Стоп. Я никогда не отличался спортивностью. Я приподнялся и еще раз осмотрел себя. Мое тело и вправду не обладало выдающейся мускулатурой, оно было обычным пусть немного полноватым, но все же вполне физически развитым. Почему я решил, что это не так, а главное почему мне не знакомо это тело. Я внимательно осматривал себя. Ничего не цепляло меня, ни родинки, ни большой шрам на ребрах. Это было не мое тело, вернее я не знал мое это тело или нет. А самое страшное я не знал кто я.
Я рухнул обратно гулко стукнувшись головой о металл и постарался успокоиться. «И так, еще раз. Как меня зовут?» Я очень аккуратно и спокойно еще раз задал себе этот вопрос. Я словно услышал, как работает мой мозг.
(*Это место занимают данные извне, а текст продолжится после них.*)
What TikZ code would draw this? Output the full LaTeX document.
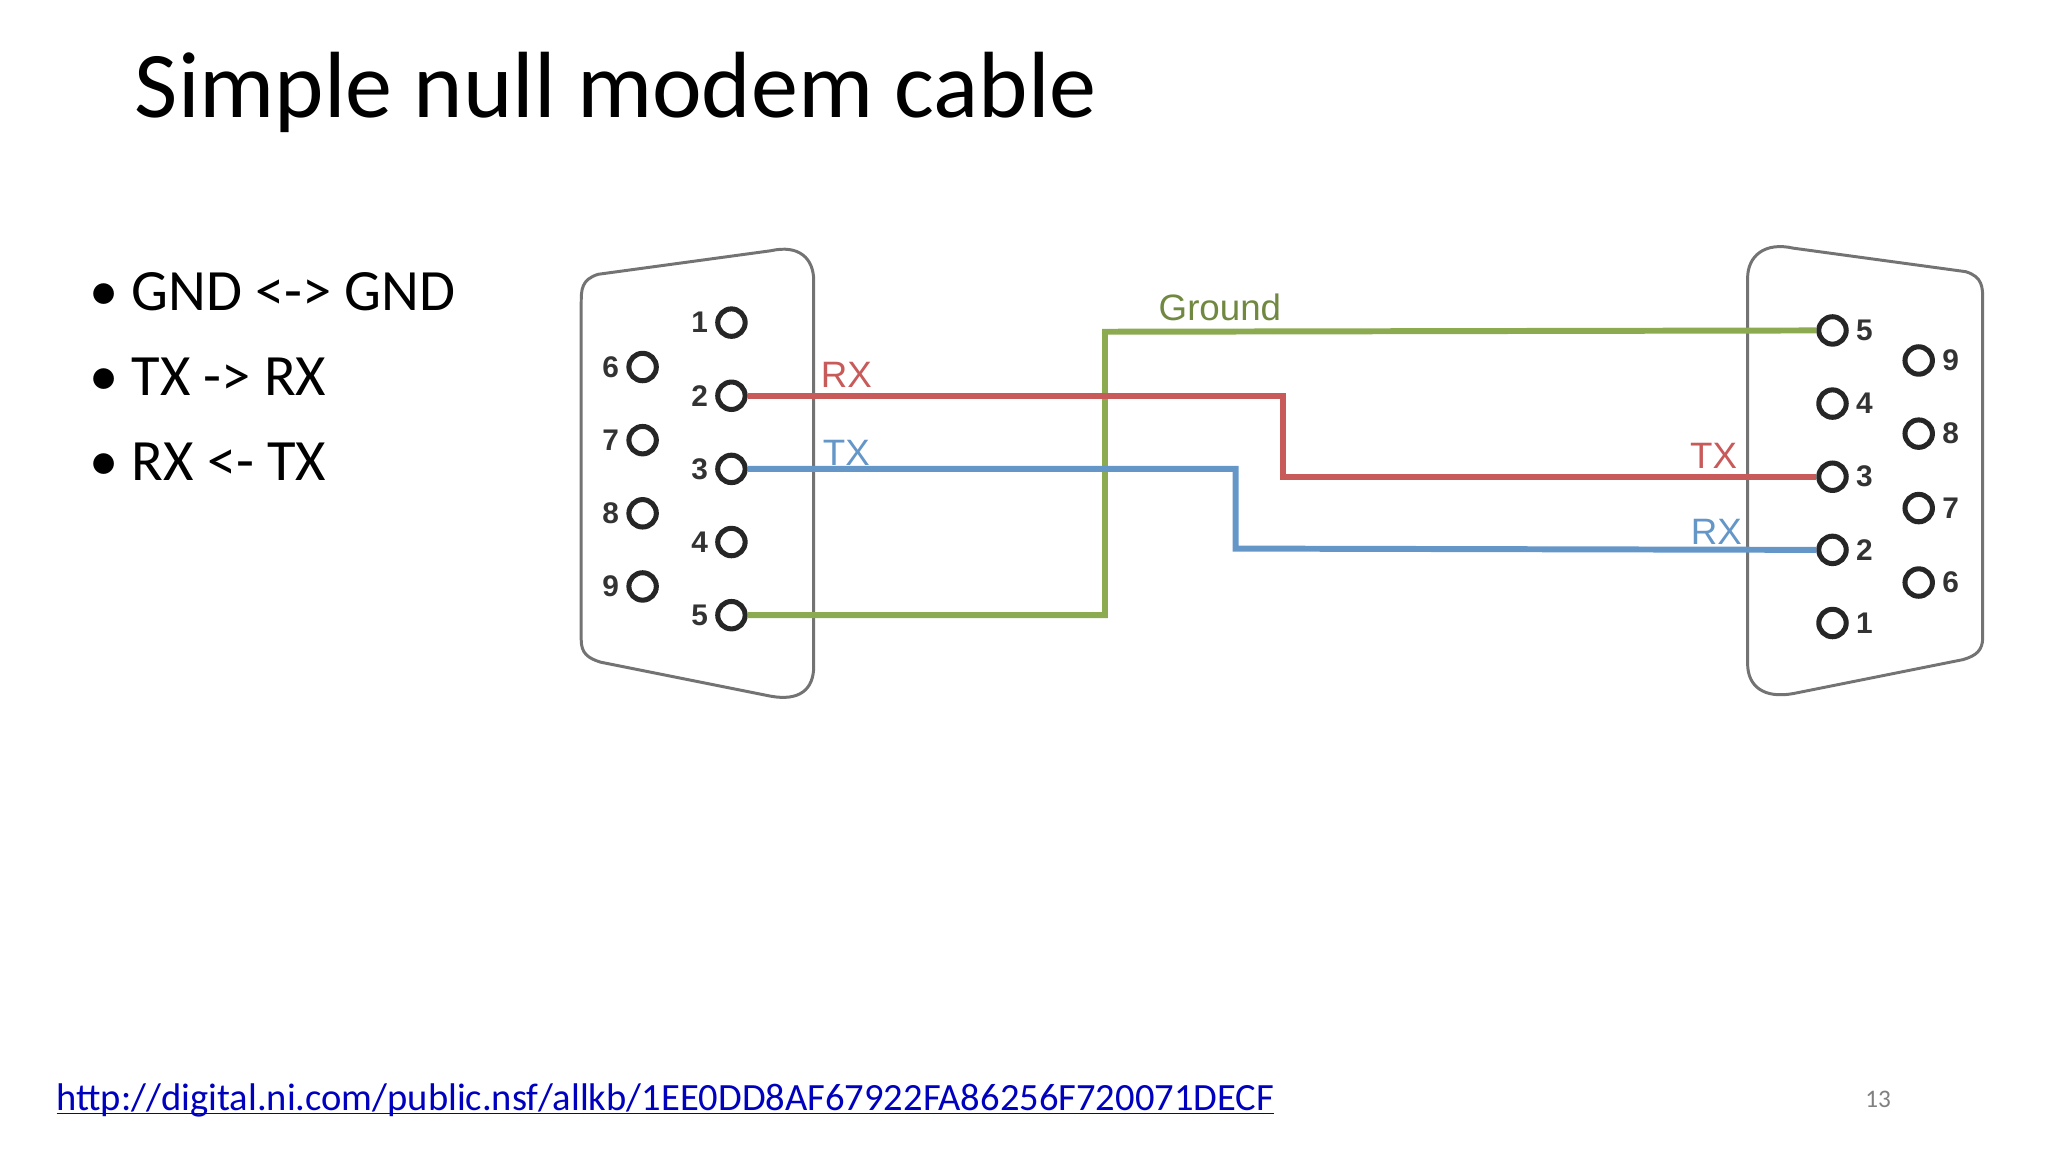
\documentclass[tikz,border=0pt]{standalone}
\usepackage{fontspec}
\setmainfont{Carlito}
\newfontfamily\arialf{Liberation Sans}
\begin{document}
\begin{tikzpicture}[x=0.02cm,y=-0.02cm,
 pin/.style={circle,draw=black!85,line width=2.2pt,minimum size=21*0.02cm,inner sep=0pt},
 pl/.style={font=\arialf\bfseries\fontsize{13}{13}\selectfont,text=black!80,inner sep=3pt},
 shell/.style={draw=black!55,line width=1.3pt},
 wire/.style={line width=2.6pt},
 wl/.style={font=\arialf\fontsize{16}{16}\selectfont,inner sep=0pt}]
\useasboundingbox (0,0) rectangle (1568,882);
\definecolor{gr}{RGB}{140,170,80}\definecolor{rd}{RGB}{200,90,90}\definecolor{bl}{RGB}{100,150,200}
\node[anchor=base west,font=\fontsize{41}{41}\selectfont,inner sep=0pt] (title) at (103,90) {Simple null modem cable};
\node[anchor=base west,font=\fontsize{25.5}{30}\selectfont,inner sep=0pt] (b1) at (68,238) {\textbullet\ GND <-> GND};
\node[anchor=base west,font=\fontsize{25.5}{30}\selectfont,inner sep=0pt] (b2) at (68,303) {\textbullet\ TX -> RX};
\node[anchor=base west,font=\fontsize{25.5}{30}\selectfont,inner sep=0pt] (b3) at (68,368) {\textbullet\ RX <- TX};
\node[anchor=base west,font=\fontsize{16.8}{17}\selectfont,inner sep=0pt,text=blue!75!black] (url) at (43,850) {\underbar{http://digital.ni.com/public.nsf/allkb/1EE0DD8AF67922FA86256F720071DECF}};
\node[font=\fontsize{11}{11}\selectfont,text=black!50] (pg) at (1438,842) {13};
% shells
\draw[shell] (458,210) .. controls (445,214) and (445,222) .. (445,232) -- (445,490)
  .. controls (445,500) and (450,504) .. (460,507) -- (590,533)
  .. controls (612,537) and (623,528) .. (623,510) -- (623,215)
  .. controls (623,198) and (612,187) .. (590,192) -- cycle;
\draw[shell] (1505,208) .. controls (1518,212) and (1518,220) .. (1518,230) -- (1518,488)
  .. controls (1518,498) and (1513,502) .. (1503,505) -- (1373,531)
  .. controls (1351,535) and (1338,526) .. (1338,508) -- (1338,213)
  .. controls (1338,196) and (1351,185) .. (1373,190) -- cycle;
% pins
\foreach \n/\y in {1/247,2/303,3/359,4/415,5/471}{\node[pin] (L\n) at (560,\y){};\node[pl,anchor=east] at (L\n.west){\n};}
\foreach \n/\y in {6/281,7/337,8/393,9/449}{\node[pin] (L\n) at (492,\y){};\node[pl,anchor=east] at (L\n.west){\n};}
\foreach \n/\y in {5/253,4/309,3/365,2/421,1/477}{\node[pin] (R\n) at (1403,\y){};\node[pl,anchor=west] at (R\n.east){\n};}
\foreach \n/\y in {9/276,8/332,7/389,6/446}{\node[pin] (R\n) at (1469,\y){};\node[pl,anchor=west] at (R\n.east){\n};}
% wires
\draw[wire,gr] (L5.east) -- (846,471) -- (846,254) -- (R5.west);
\draw[wire,rd] (L2.east) -- (982,303) -- (982,365) -- (R3.west);
\draw[wire,bl] (L3.east) -- (946,359) -- (946,420) -- (R2.west);
\node[wl,text=gr!80!black] (gl) at (934,235) {Ground};
\node[wl,text=rd] (rx1) at (648,287) {RX};
\node[wl,text=bl] (tx1) at (648,347) {TX};
\node[wl,text=rd] (tx2) at (1312,349) {TX};
\node[wl,text=bl] (rx2) at (1314,407) {RX};
\end{tikzpicture}
\end{document}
Мне казалось, что я не только слышу шуршание множественных шестеренок и тихое цыканье маленьких пружин, но и чувствую гулкие удары маятников о костяные своды моего черепа. К моему сожалению ответа не последовало, но я помнил о морге и отце и это давало мне надежду. Я еще раз постарался успокоиться и несколько раз глубоко вдохнув я постарался представить себе образ отца.
Сначала в моем сознании на бедно-голубом фоне размашистыми мазками стал проявляться образ невысокого сухого мужчины. Сначала резкость обрел грязно-бежевый самосвязанный свитер с высоким горлом, под ним словно из тумана проступили вельветовые черные брюки. Потом большие крепкие кисти рук с узловатыми пальцами и крупными трубками вен. Еще секунда и над высоким горлом свитера появились большие тяжелые очки, копна седых почти белых волос и добрые все понимающие глаза. Я почти заплакал, потому что вот они родные мне с детства глаза. Только отец так смотрит на свое дитя, а это значит что я его помню и скоро вспомню все остальное.
Но через мгновение резкий образ мужчины поплыл словно маслянистое пятно на воде. Волосы потемнели и скатились на бока обнажив высокую блестящую лысину, свитер рассыпался на гнилые нитки обнажая грязную серую майку обтягивающую плотный живот, а вельвет обвис старыми тренировочными трико. Очки словно вплавились в новое лицо, свернув набок толстый приплюснутый нос, а глаза превратив в две по свинячьи узкие злые гляделки. Крупные кисти стали маленькими и толстыми теряясь на фоне широких плеч. В этих образе жило постоянное недовольство и желание наказать и все это было мне до боли знакомым. До жгучей боли от многочисленных побоев ремнем и палкой.
Я почти заплакал от обиды и страха, но и этот образ исчез. Он был смят словно газетный лист становясь все меньше и  изломанней, пока рубленные многочисленные грани не похоронили в своей глубине тяжелый ненавидящий взгляд маленьких глаз. Образ скомкался в маленькую точку и стал расти в новое нечто. Это была большая бело-черная спираль, кружившая мой взгляд и сознание вокруг своего центра. Скорость вращения и размеры спирали возрастали все больше пока в одно мгновение это образ не рассыпался на большие черные буквы на белом фоне. Они валялись почти хаотично, многие были перевернуты, но все же я смог прочитать надпись: «У тебя никогда не было отца».
- «Просыпайтесь», - сквозь сон проступил ласковый голос: «Просыпайтесь, молодой человек».
Я понял, что уснул и проснулся. Открыв глаза я понял, что нахожусь все в том же помещении, среди тех же голых людей, но надо мной склонилась миловидная пожилая женщина в белом медицинском халате и с искренней улыбкой говорила: «Просыпайтесь. Вот и молодец, мой хороший».